Mercredi 24 février
J’ai déjà évoqué le pessimisme quasi organique des Français qui, dans les sondages, se révèlent toujours les derniers à croire en l’avenir. Par hasard, je tombe sur ce propos du général de Gaulle, tenu devant Alain Peyrefitte en septembre 1966 (C’était de Gaulle, t. 3) : « Les Français sont un peuple fort, mais ils ne le savent pas. Ils peuvent surmonter leurs difficultés, relever les défis, faire des bonds en avant. Mais ils n’y croient pas, tant qu’on ne les en a pas convaincus. Ce sont des déprimés permanents. C’est le rôle du Président de la République de les sortir de là, de leur faire sentir leurs capacités, de leur donner confiance en eux-mêmes, pour les amener à organiser leur existence de manière qu’ils puissent donner le meilleur d’eux-mêmes. »
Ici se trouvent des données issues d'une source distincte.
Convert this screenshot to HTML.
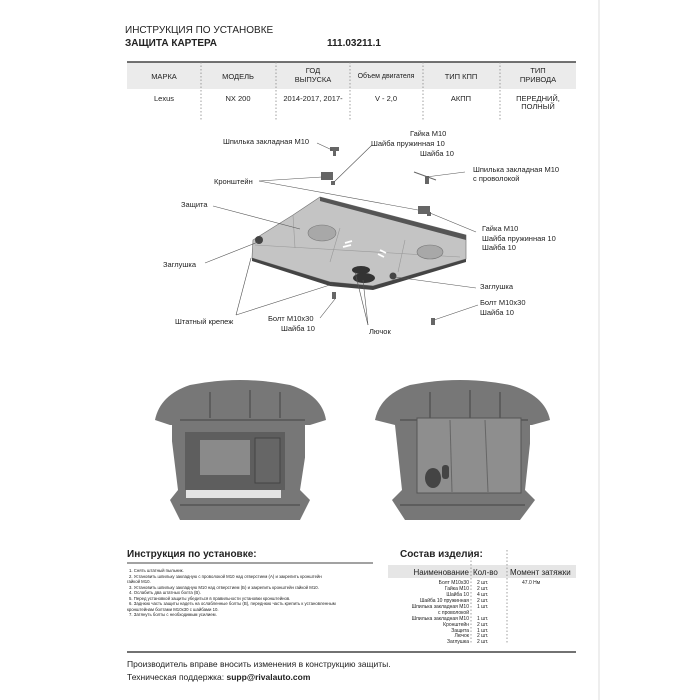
<!DOCTYPE html>
<html><head><meta charset="utf-8"><style>
html,body{margin:0;padding:0;background:#fff}
svg{display:block}
text{font-family:"Liberation Sans","DejaVu Sans",sans-serif;fill:#222}
</style></head><body>
<svg width="700" height="700" viewBox="0 0 700 700" xmlns="http://www.w3.org/2000/svg">
<rect width="700" height="700" fill="#fff"/>
<line x1="599" y1="0" x2="599" y2="700" stroke="#ddd" stroke-width="1"/>
<text x="125" y="33" font-size="10">ИНСТРУКЦИЯ ПО УСТАНОВКЕ</text>
<text x="125" y="46" font-size="10" font-weight="bold">ЗАЩИТА КАРТЕРА</text>
<text x="327" y="46" font-size="10" font-weight="bold">111.03211.1</text>
<rect x="127" y="62" width="449" height="27" fill="#ebebeb"/>
<line x1="127" y1="62" x2="576" y2="62" stroke="#444" stroke-width="1.5"/>
<g stroke="#888" stroke-width="0.8" stroke-dasharray="1.5,2">
<line x1="201" y1="62" x2="201" y2="120"/><line x1="276" y1="62" x2="276" y2="120"/>
<line x1="350" y1="62" x2="350" y2="120"/><line x1="423" y1="62" x2="423" y2="120"/>
<line x1="500" y1="62" x2="500" y2="120"/>
</g>
<g font-size="7.5" text-anchor="middle">
<text x="164" y="79">МАРКА</text><text x="238" y="79">МОДЕЛЬ</text>
<text x="313" y="73">ГОД</text><text x="313" y="82">ВЫПУСКА</text>
<text x="386" y="78" font-size="7">Объем двигателя</text>
<text x="461" y="79">ТИП КПП</text>
<text x="538" y="73">ТИП</text><text x="538" y="82">ПРИВОДА</text>
<text x="164" y="101">Lexus</text><text x="238" y="101">NX 200</text>
<text x="313" y="101">2014-2017, 2017-</text><text x="386" y="101">V - 2,0</text>
<text x="461" y="101">АКПП</text>
<text x="538" y="101">ПЕРЕДНИЙ,</text><text x="538" y="109">ПОЛНЫЙ</text>
</g>
<polygon points="253,240 293,215 320,197 466,235 466,259 373,286 330,282 252,258" fill="#c4c4c4" stroke="#777" stroke-width="0.7"/>
<polygon points="320,197 466,235 466,240 320,201" fill="#555"/>
<polygon points="252,258 330,282 373,286 466,259 466,262 373,290 330,286 252,261" fill="#444"/>
<g stroke="#999" stroke-width="0.6" fill="none"><line x1="293" y1="215" x2="295" y2="248"/><line x1="340" y1="228" x2="330" y2="262"/><line x1="405" y1="240" x2="398" y2="272"/><line x1="255" y1="245" x2="460" y2="257"/></g>
<ellipse cx="322" cy="233" rx="14" ry="8" fill="#a8a8a8" stroke="#777" stroke-width="0.6"/>
<ellipse cx="430" cy="252" rx="13" ry="7" fill="#a8a8a8" stroke="#777" stroke-width="0.6"/>
<g stroke="#fff" stroke-width="1.8"><line x1="345" y1="243" x2="352" y2="241"/><line x1="343" y1="247" x2="351" y2="245"/><line x1="380" y1="250" x2="386" y2="253"/><line x1="378" y1="254" x2="384" y2="257"/></g>
<ellipse cx="361" cy="270" rx="9" ry="4" fill="#333"/><ellipse cx="364" cy="278" rx="11" ry="5" fill="#333"/>
<circle cx="259" cy="240" r="4" fill="#444"/><circle cx="393" cy="276" r="3.5" fill="#444"/>
<g fill="#666"><rect x="330" y="147" width="9" height="4"/><rect x="333" y="150" width="3" height="6"/>
<rect x="321" y="172" width="12" height="8"/><rect x="331" y="181" width="4" height="4"/>
<rect x="418" y="206" width="12" height="8"/><rect x="427" y="212" width="4" height="4"/>
<rect x="425" y="176" width="4" height="8"/><line x1="414" y1="172" x2="436" y2="180" stroke="#666"/>
<rect x="332" y="292" width="4" height="7"/><rect x="431" y="318" width="4" height="7"/></g>
<g stroke="#555" stroke-width="0.6" fill="none">
<line x1="317" y1="143" x2="332" y2="150"/>
<line x1="372" y1="145" x2="334" y2="182"/>
<line x1="259" y1="181" x2="322" y2="177"/><line x1="259" y1="181" x2="418" y2="210"/>
<line x1="465" y1="172" x2="426" y2="177"/>
<line x1="476" y1="232" x2="430" y2="213"/>
<line x1="213" y1="206" x2="300" y2="229"/>
<line x1="205" y1="263" x2="258" y2="242"/>
<line x1="476" y1="288" x2="395" y2="277"/>
<line x1="236" y1="315" x2="251" y2="258"/><line x1="236" y1="315" x2="333" y2="284"/>
<line x1="320" y1="318" x2="335" y2="299"/>
<line x1="368" y1="325" x2="355" y2="272"/><line x1="368" y1="325" x2="363" y2="280"/>
<line x1="478" y1="305" x2="434" y2="320"/>
</g>
<g font-size="7.5">
<text x="223" y="144">Шпилька закладная М10</text>
<text x="410" y="136">Гайка М10</text><text x="371" y="146">Шайба пружинная 10</text><text x="420" y="156">Шайба 10</text>
<text x="473" y="172">Шпилька закладная М10</text><text x="473" y="181">с проволокой</text>
<text x="214" y="184">Кронштейн</text>
<text x="181" y="207">Защита</text>
<text x="482" y="231">Гайка М10</text><text x="482" y="241">Шайба пружинная 10</text><text x="482" y="250">Шайба 10</text>
<text x="163" y="267">Заглушка</text>
<text x="480" y="289">Заглушка</text>
<text x="480" y="305">Болт М10х30</text><text x="480" y="315">Шайба 10</text>
<text x="175" y="324">Штатный крепеж</text>
<text x="268" y="321">Болт М10х30</text><text x="281" y="331">Шайба 10</text>
<text x="369" y="334">Лючок</text>
</g>
<!-- Photos -->
<g fill="#777">
<path d="M155,420 Q160,395 190,385 Q240,375 290,385 Q322,395 326,420 L310,425 L300,490 L310,500 L300,520 L180,520 L170,500 L178,490 L170,425 Z"/>
<path d="M375,420 Q380,395 410,385 Q460,375 510,385 Q545,395 550,420 L532,425 L525,490 L535,500 L520,520 L405,520 L392,500 L402,490 L395,425 Z"/>
</g>
<g fill="#fff">
<rect x="160" y="425" width="12" height="70"/><rect x="305" y="425" width="16" height="65"/>
<rect x="378" y="425" width="14" height="70"/><rect x="530" y="425" width="18" height="65"/>
</g>
<g stroke="#555" stroke-width="1.5" fill="none">
<line x1="180" y1="420" x2="305" y2="420"/><line x1="180" y1="505" x2="300" y2="505"/>
<line x1="400" y1="420" x2="528" y2="420"/><line x1="400" y1="505" x2="525" y2="505"/>
<line x1="210" y1="392" x2="210" y2="418"/><line x1="250" y1="390" x2="250" y2="418"/><line x1="280" y1="392" x2="280" y2="418"/>
<line x1="430" y1="392" x2="430" y2="418"/><line x1="470" y1="390" x2="470" y2="418"/><line x1="500" y1="392" x2="500" y2="418"/>
</g>
<rect x="185" y="432" width="100" height="58" fill="#5e5e5e"/>
<rect x="200" y="440" width="50" height="35" fill="#8a8a8a"/>
<rect x="255" y="438" width="25" height="45" fill="#666" stroke="#444"/>
<rect x="186" y="490" width="95" height="8" fill="#fff" opacity="0.8"/>
<rect x="417" y="418" width="104" height="75" fill="#8e8e8e" stroke="#555"/>
<line x1="450" y1="420" x2="452" y2="492" stroke="#666"/><line x1="485" y1="420" x2="488" y2="492" stroke="#666"/>
<ellipse cx="433" cy="478" rx="8" ry="10" fill="#444"/>
<rect x="442" y="465" width="7" height="14" rx="3" fill="#444"/>
<text x="127" y="557" font-size="10" font-weight="bold">Инструкция по установке:</text>
<line x1="127" y1="563" x2="373" y2="563" stroke="#444" stroke-width="1"/>
<g font-size="4.3" fill="#444">
<text x="129" y="572">1. Снять штатный пыльник.</text>
<text x="129" y="578">2. Установить шпильку закладную с проволокой М10  над отверстием (А) и закрепить кронштейн</text>
<text x="127" y="583">гайкой М10.</text>
<text x="129" y="589">3. Установить шпильку закладную М10  над отверстием (Б) и закрепить кронштейн гайкой М10.</text>
<text x="129" y="594">4. Ослабить два штатных болта (В).</text>
<text x="129" y="600">5. Перед установкой защиты убедиться в правильности установки кронштейнов.</text>
<text x="129" y="605">6. Заднюю часть защиты надеть на ослабленные болты (В), переднюю часть крепить к установленным</text>
<text x="127" y="611">кронштейнам болтами М10х30 с шайбами 10.</text>
<text x="129" y="616">7. Затянуть болты с необходимым усилием.</text>
</g>
<text x="400" y="557" font-size="10" font-weight="bold">Состав изделия:</text>
<rect x="388" y="565" width="188" height="13" fill="#e6e6e6"/>
<g stroke="#888" stroke-width="0.8" stroke-dasharray="1.5,2">
<line x1="471" y1="550" x2="471" y2="643"/><line x1="507" y1="550" x2="507" y2="643"/>
</g>
<g font-size="8" text-anchor="end"><text x="469" y="575">Наименование</text></g>
<text x="473" y="575" font-size="8">Кол-во</text>
<text x="510" y="575" font-size="8">Момент затяжки</text>
<g font-size="5" fill="#444" text-anchor="end">
<text x="469" y="584">Болт М10х30</text><text x="469" y="590">Гайка М10</text><text x="469" y="596">Шайба 10</text>
<text x="469" y="602">Шайба 10 пружинная</text><text x="469" y="608">Шпилька закладная М10</text><text x="469" y="614">с проволокой</text>
<text x="469" y="620">Шпилька закладная М10</text><text x="469" y="626">Кронштейн</text><text x="469" y="632">Защита</text>
<text x="469" y="637">Лючок</text><text x="469" y="643">Заглушка</text>
</g>
<g font-size="5" fill="#444">
<text x="477" y="584">2 шт.</text><text x="477" y="590">2 шт.</text><text x="477" y="596">4 шт.</text><text x="477" y="602">2 шт.</text>
<text x="477" y="608">1 шт.</text><text x="477" y="620">1 шт.</text><text x="477" y="626">2 шт.</text><text x="477" y="632">1 шт.</text>
<text x="477" y="637">2 шт.</text><text x="477" y="643">2 шт.</text>
<text x="522" y="584">47.0 Нм</text>
</g>
<line x1="127" y1="652" x2="576" y2="652" stroke="#444" stroke-width="1.5"/>
<text x="127" y="667" font-size="8.5">Производитель вправе вносить изменения в конструкцию защиты.</text>
<text x="127" y="680" font-size="8.5">Техническая поддержка: <tspan font-weight="bold">supp@rivalauto.com</tspan></text>
</svg>
</body></html>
Des « déprimés permanents »… En tête des sondages de l’optimisme viennent le plus souvent les Danois. Cette différence ne serait-elle pas due au poids inégal du passé d’un pays à l’autre ? Le Danemark, modeste pays de 6 millions d’habitants, n’a jamais prétendu être au premier rang des puissances européennes et ses habitants s’accommodent du présent. Mais cette prétention fut le cas de la France de Louis XIV, de la France de Napoléon. Dans une certaine mesure, même s’il s’agissait d’une illusion, la France de Clemenceau en 1918 pouvait avoir encore le sentiment de tenir la tête du continent. L’hémorragie démographique consécutive à la Grande Guerre et la crise économique des années trente ont atténué la confiance, mais le coup décisif fut porté par la défaite de 1940, provoquant une sorte de cataplexie du pays. De Gaulle a bien essayé — et à deux reprises — de redonner vie à une « grandeur » française abattue, mais ce ne fut qu’un grand mythe que les successeurs du Général n’ont pas réussi à sauvegarder. Il me semble donc qu’il existe un subconscient français de la grandeur perdue, c’est-à-dire du déclin. La culture de la décadence devient une idéologie infuse dans un pays où les monuments, les noms de rue, les statues innombrables, les musées et l’enseignement même de l’histoire imposent la vision d’un contraste entre l’hier glorieux et le médiocre aujourd’hui.
Les causes de la dépression qu’évoque de Gaulle sont évidemment multiples. Mais, si elles varient selon les conjonctures, j’avancerai l’hypothèse qu’il existe un substrat historique de la dépression collective : on n’est plus ce qu’on a été.